Italianità palpitante
On ne saurait trop saluer l’intuition d’Alessandro de Marchi de déterrer la partition du San Giovanni Battista, composée à Rome en 1675, tenue par son auteur pour sa meilleure oeuvre et estimée ensuite par Haendel. C’est dire assez la qualité de l’oeuvre du compositeur de 36 ans, alors en pleine possession de ses moyens. L’oeuvre est une commande des Florentins de Rome, créée en grande pompe, et certainement estimée comme l’un des points forts des célébrations saintes et musicales de l’année, le 31 mars 1675, dans l’église San Giovanni dei Fiorentini. Saint-Jean Baptiste étant le saint patron de Florence, Stradella se voyait honoré d’une commande particulièrement prestigieuse. Marchi sait exalter ses troupes tout en restituant l’énergique dialogue instrumental: concertino/concerto grosso. La richesse foisonnante des couleurs de l’instrumentarium, pour lequel le chef ajoute au temps fort de l’action une sinfonia de Lelio Colista, accrédite le niveau de l’interprétation. La vision en gagne une vivacité particulièrement convaincante, d’autant que le plateau vocal est lui aussi des plus engagés.

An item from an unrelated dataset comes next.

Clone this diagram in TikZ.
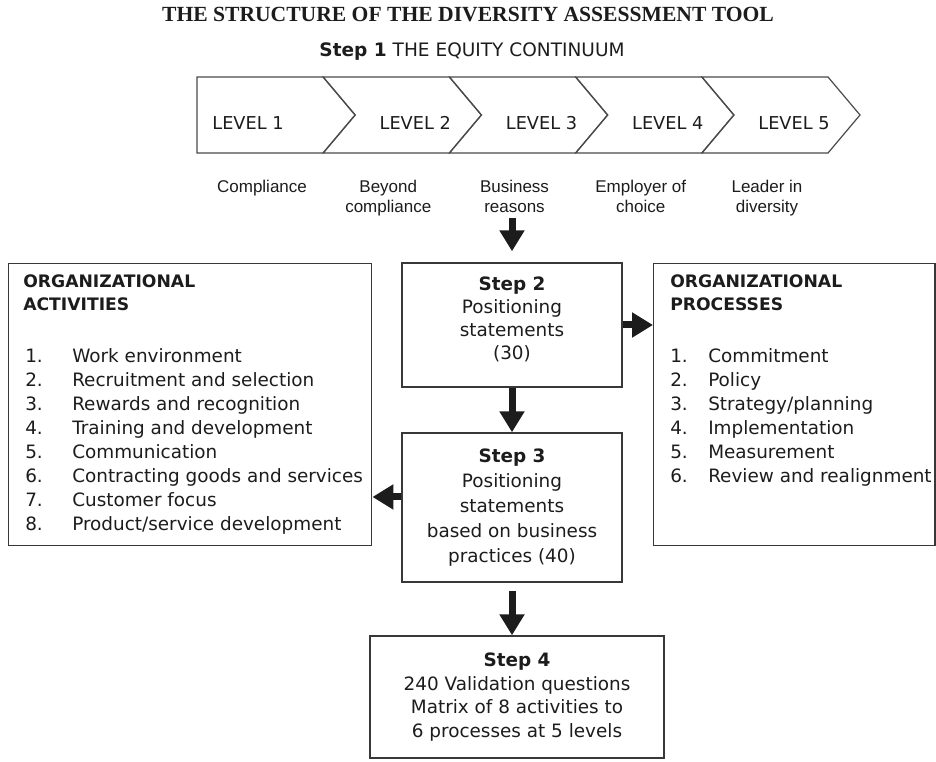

Chaque interprète paraît comme traversé par la palpitation et même la pulsation frénétique de son personnage: en cela les deux sopranos, Herodiade (à laquelle Marchi octroie un air spécifique, le n°9: « Volin pure lontano dal sen« ), et Salomé, sa fille, expriment la passion dévastatrice des séductrices soumettant la basse Hérode (parfait Antonio Abete). D’ailleurs, comme il le précise dans sa note d’interprétation, Marchi accentue chaque intervention de Salomé, par une caractérisation palpitante de l’instrumentarium. De ce point de vue, sa lecture qui traite le San Giovanni de Stradella comme un « opéra de Salomé », s’avère aboutie. La palme revient au belcanto, fluide et rond, parfois en manque d’articulation, du contre-ténor Martin Oro: son incarnation de Saint-Jean est continûment hallucinée, ardente, elle aussi habitée. La fusion idéalement réussie entre texte (du poète juriste florentin Ansaldi) et musique, démontre à l’envi, le génie d’un Stradella, orfèvre des émotions mais aussi peintre du mouvement et de l’exaltation vibrante. Action convulsive voire extrêmiste, le San Giovanni ressuscite grâce à des ambassadeurs stradelliens pleins de ferveur conquérante: l’attention de l’équipe aux moments forts de l’action, en particulier les duos (pas moins de trois) sont à ce titre les plus exaltants. Personnelle, voire arbitraire, la lecture défend avec élégance et conviction l’une des lectures les plus cohérentes de la discographie stradellienne. Son italianità palpitante égale voire surclasse aisément l’ancienne version Minkowski qui paraît en comparaison plus sêche et posée que sa rivale italienne. Marchi déjà remarqué pour de superbes lectures du Jommelli sacré, exprime les fastes de la Rome baroque sans perdre l’expression juste du mot. Il fait de San Giovanni, une exaltation contrastée et vive entre l’appel à lascivité des femmes et l’exhortation aux vertus du renoncement pronocé par le Saint: vertiges caravagesques, entre l’ombre et la lumière! Incontournable.


Alessandro Stradella: San Giovanni Battista
. Anke Herrmann (Salome), Martin Oro (Giovanni), Antonio Abete (Hérode), Frederik Akselberg (Consigliere), Elena Cecchi Fedi (Herodiade). Academia montis regalis. Alessandro de Marchi, direction. (1 cd Hyperion, enregistré à Mondovi, en mars 2007). Oratorio en deux parties. Livret de Ansaldo Ansaldi d’après le Nouveau testament (Marc, 6:17-21). Créé le dimanche des Rameaux, le 31 mars 1675 en l’église San Giovanni dei Fiorentini de Rome.